### Problem description
Without including any pictures, write out the listing below exactly.

◇ ◇ ◇ ◇

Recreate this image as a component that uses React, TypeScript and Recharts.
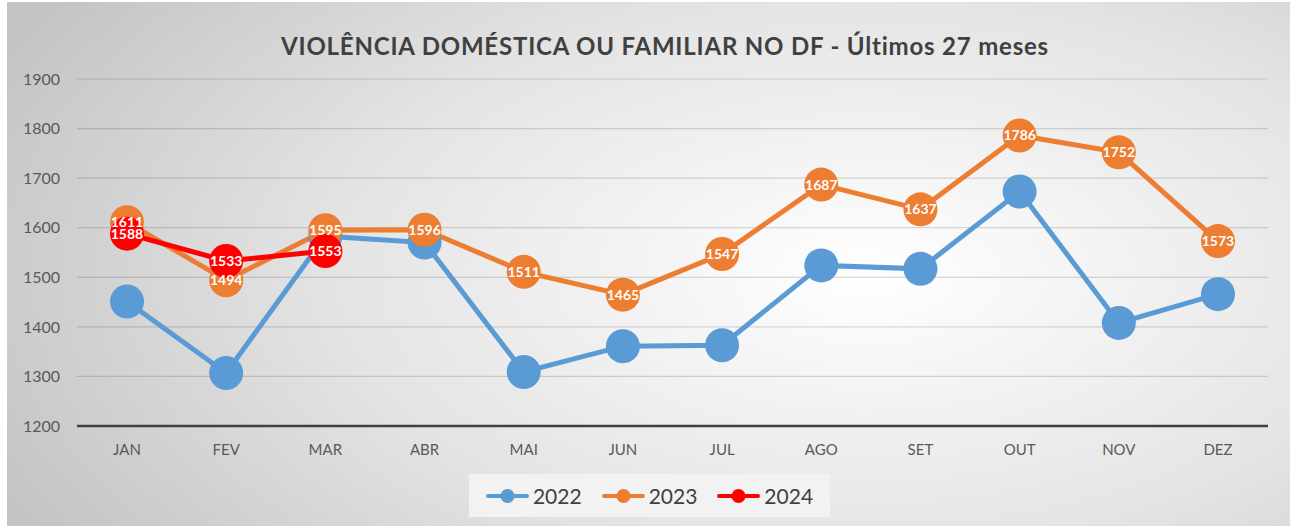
import React from 'react';
import { LineChart, Line, XAxis, YAxis, CartesianGrid, LabelList, Legend } from 'recharts';

const months = ['JAN', 'FEV', 'MAR', 'ABR', 'MAI', 'JUN', 'JUL', 'AGO', 'SET', 'OUT', 'NOV', 'DEZ'];
const values2022 = [1451, 1307, 1583, 1570, 1309, 1361, 1363, 1524, 1517, 1673, 1408, 1466];
const values2023 = [1611, 1494, 1595, 1596, 1511, 1465, 1547, 1687, 1637, 1786, 1752, 1573];
const values2024 = [1588, 1533, 1553];
const yTicks = [1200, 1300, 1400, 1500, 1600, 1700, 1800, 1900];

const series = [
  { key: '2022', color: '#5B9BD5', values: values2022 },
  { key: '2023', color: '#ED7D31', values: values2023 },
  { key: '2024', color: '#FF0000', values: values2024 },
];

const data = months.map((m, i) => {
  const row: Record<string, string | number | undefined> = { month: m };
  series.forEach((s) => {
    row[s.key] = s.values[i];
  });
  return row;
});

const FONT = 'Lato, "Open Sans", sans-serif';

const LegendBox = (props: any) => {
  const items = (props.payload || []).filter((p: any) => p.type !== 'none');
  return (
    <div
      style={{
        width: 361,
        height: 43,
        background: '#f2f2f2',
        display: 'flex',
        alignItems: 'center',
        justifyContent: 'center',
        gap: 20,
        fontFamily: FONT,
      }}
    >
      {items.map((p: any) => (
        <div key={p.value} style={{ display: 'flex', alignItems: 'center', gap: 4 }}>
          <svg width={43} height={16}>
            <line x1={2} y1={8} x2={41} y2={8} stroke={p.color} strokeWidth={4} strokeLinecap="round" />
            <circle cx={21.5} cy={8} r={7} fill={p.color} />
          </svg>
          <span style={{ fontSize: 21, color: '#404040' }}>{p.value}</span>
        </div>
      ))}
    </div>
  );
};

const App: React.FC = () => {
  return (
    <div style={{ position: 'absolute', left: 0, top: 0, width: 1295, height: 526, background: '#fff' }}>
      <div
        style={{
          position: 'absolute',
          left: 7,
          top: 2,
          width: 1283,
          height: 524,
          background: 'radial-gradient(ellipse 75% 95% at 67% 52%, #ffffff 0%, #e4e4e4 55%, #c4c4c4 100%)',
          fontFamily: FONT,
        }}
      >
        <div
          style={{
            position: 'absolute',
            left: 0,
            top: 29,
            width: 1316,
            textAlign: 'center',
            fontSize: 24,
            letterSpacing: 0.8,
            fontWeight: 'bold',
            color: '#404040',
          }}
        >
          VIOLÊNCIA DOMÉSTICA OU FAMILIAR NO DF - Últimos 27 meses
        </div>
        <LineChart width={1283} height={524} data={data} margin={{ top: 77, right: 22, left: 20, bottom: 70 }}>
          <CartesianGrid vertical={false} stroke="#000" strokeOpacity={0.14} strokeWidth={1.2} />
          <XAxis
            dataKey="month"
            height={30}
            padding={{ left: 50, right: 50 }}
            axisLine={{ stroke: '#404040', strokeWidth: 2.5 }}
            tickLine={false}
            tickSize={0}
            tickMargin={18}
            tick={{ fontSize: 15, fill: '#595959', fontFamily: FONT }}
          />
          <YAxis
            width={50}
            domain={[1200, 1900]}
            ticks={yTicks}
            axisLine={false}
            tickLine={false}
            tickSize={0}
            tickMargin={17}
            tick={{ fontSize: 16, fill: '#595959', fontFamily: FONT }}
          />
          <Legend
            layout="horizontal"
            verticalAlign="middle"
            align="center"
            content={<LegendBox />}
            wrapperStyle={{ position: 'absolute', left: 462, top: 472, width: 361, height: 43 }}
          />
          {series.map((s) => (
            <Line
              key={s.key}
              dataKey={s.key}
              name={s.key}
              stroke={s.color}
              strokeWidth={5}
              dot={{ r: 17, fill: s.color, stroke: s.color, strokeWidth: 0 }}
              activeDot={false}
              isAnimationActive={false}
            >
              {s.key === '2024' && (
                <LabelList dataKey={s.key} position="center" fill="#fff" fontSize={14} fontWeight="bold" fontFamily={FONT} />
              )}
            </Line>
          ))}
          <Line
            dataKey="2023"
            name="2023 labels"
            legendType="none"
            stroke="none"
            dot={false}
            activeDot={false}
            isAnimationActive={false}
          >
            <LabelList dataKey="2023" position="center" fill="#fff" fontSize={14} fontWeight="bold" fontFamily={FONT} />
          </Line>
        </LineChart>
      </div>
    </div>
  );
};

export default App;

◇ ◇ ◇ ◇

### Answer for the task
Recreate this image as a component that uses React, TypeScript and Recharts.
import React from 'react';
import { LineChart, Line, XAxis, YAxis, CartesianGrid, LabelList, Legend } from 'recharts';

const months = ['JAN', 'FEV', 'MAR', 'ABR', 'MAI', 'JUN', 'JUL', 'AGO', 'SET', 'OUT', 'NOV', 'DEZ'];
const values2022 = [1451, 1307, 1583, 1570, 1309, 1361, 1363, 1524, 1517, 1673, 1408, 1466];
const values2023 = [1611, 1494, 1595, 1596, 1511, 1465, 1547, 1687, 1637, 1786, 1752, 1573];
const values2024 = [1588, 1533, 1553];
const yTicks = [1200, 1300, 1400, 1500, 1600, 1700, 1800, 1900];

const series = [
  { key: '2022', color: '#5B9BD5', values: values2022 },
  { key: '2023', color: '#ED7D31', values: values2023 },
  { key: '2024', color: '#FF0000', values: values2024 },
];

const data = months.map((m, i) => {
  const row: Record<string, string | number | undefined> = { month: m };
  series.forEach((s) => {
    row[s.key] = s.values[i];
  });
  return row;
});

const FONT = 'Lato, "Open Sans", sans-serif';

const LegendBox = (props: any) => {
  const items = (props.payload || []).filter((p: any) => p.type !== 'none');
  return (
    <div
      style={{
        width: 361,
        height: 43,
        background: '#f2f2f2',
        display: 'flex',
        alignItems: 'center',
        justifyContent: 'center',
        gap: 20,
        fontFamily: FONT,
      }}
    >
      {items.map((p: any) => (
        <div key={p.value} style={{ display: 'flex', alignItems: 'center', gap: 4 }}>
          <svg width={43} height={16}>
            <line x1={2} y1={8} x2={41} y2={8} stroke={p.color} strokeWidth={4} strokeLinecap="round" />
            <circle cx={21.5} cy={8} r={7} fill={p.color} />
          </svg>
          <span style={{ fontSize: 21, color: '#404040' }}>{p.value}</span>
        </div>
      ))}
    </div>
  );
};

const App: React.FC = () => {
  return (
    <div style={{ position: 'absolute', left: 0, top: 0, width: 1295, height: 526, background: '#fff' }}>
      <div
        style={{
          position: 'absolute',
          left: 7,
          top: 2,
          width: 1283,
          height: 524,
          background: 'radial-gradient(ellipse 75% 95% at 67% 52%, #ffffff 0%, #e4e4e4 55%, #c4c4c4 100%)',
          fontFamily: FONT,
        }}
      >
        <div
          style={{
            position: 'absolute',
            left: 0,
            top: 29,
            width: 1316,
            textAlign: 'center',
            fontSize: 24,
            letterSpacing: 0.8,
            fontWeight: 'bold',
            color: '#404040',
          }}
        >
          VIOLÊNCIA DOMÉSTICA OU FAMILIAR NO DF - Últimos 27 meses
        </div>
        <LineChart width={1283} height={524} data={data} margin={{ top: 77, right: 22, left: 20, bottom: 70 }}>
          <CartesianGrid vertical={false} stroke="#000" strokeOpacity={0.14} strokeWidth={1.2} />
          <XAxis
            dataKey="month"
            height={30}
            padding={{ left: 50, right: 50 }}
            axisLine={{ stroke: '#404040', strokeWidth: 2.5 }}
            tickLine={false}
            tickSize={0}
            tickMargin={18}
            tick={{ fontSize: 15, fill: '#595959', fontFamily: FONT }}
          />
          <YAxis
            width={50}
            domain={[1200, 1900]}
            ticks={yTicks}
            axisLine={false}
            tickLine={false}
            tickSize={0}
            tickMargin={17}
            tick={{ fontSize: 16, fill: '#595959', fontFamily: FONT }}
          />
          <Legend
            layout="horizontal"
            verticalAlign="middle"
            align="center"
            content={<LegendBox />}
            wrapperStyle={{ position: 'absolute', left: 462, top: 472, width: 361, height: 43 }}
          />
          {series.map((s) => (
            <Line
              key={s.key}
              dataKey={s.key}
              name={s.key}
              stroke={s.color}
              strokeWidth={5}
              dot={{ r: 17, fill: s.color, stroke: s.color, strokeWidth: 0 }}
              activeDot={false}
              isAnimationActive={false}
            >
              {s.key === '2024' && (
                <LabelList dataKey={s.key} position="center" fill="#fff" fontSize={14} fontWeight="bold" fontFamily={FONT} />
              )}
            </Line>
          ))}
          <Line
            dataKey="2023"
            name="2023 labels"
            legendType="none"
            stroke="none"
            dot={false}
            activeDot={false}
            isAnimationActive={false}
          >
            <LabelList dataKey="2023" position="center" fill="#fff" fontSize={14} fontWeight="bold" fontFamily={FONT} />
          </Line>
        </LineChart>
      </div>
    </div>
  );
};

export default App;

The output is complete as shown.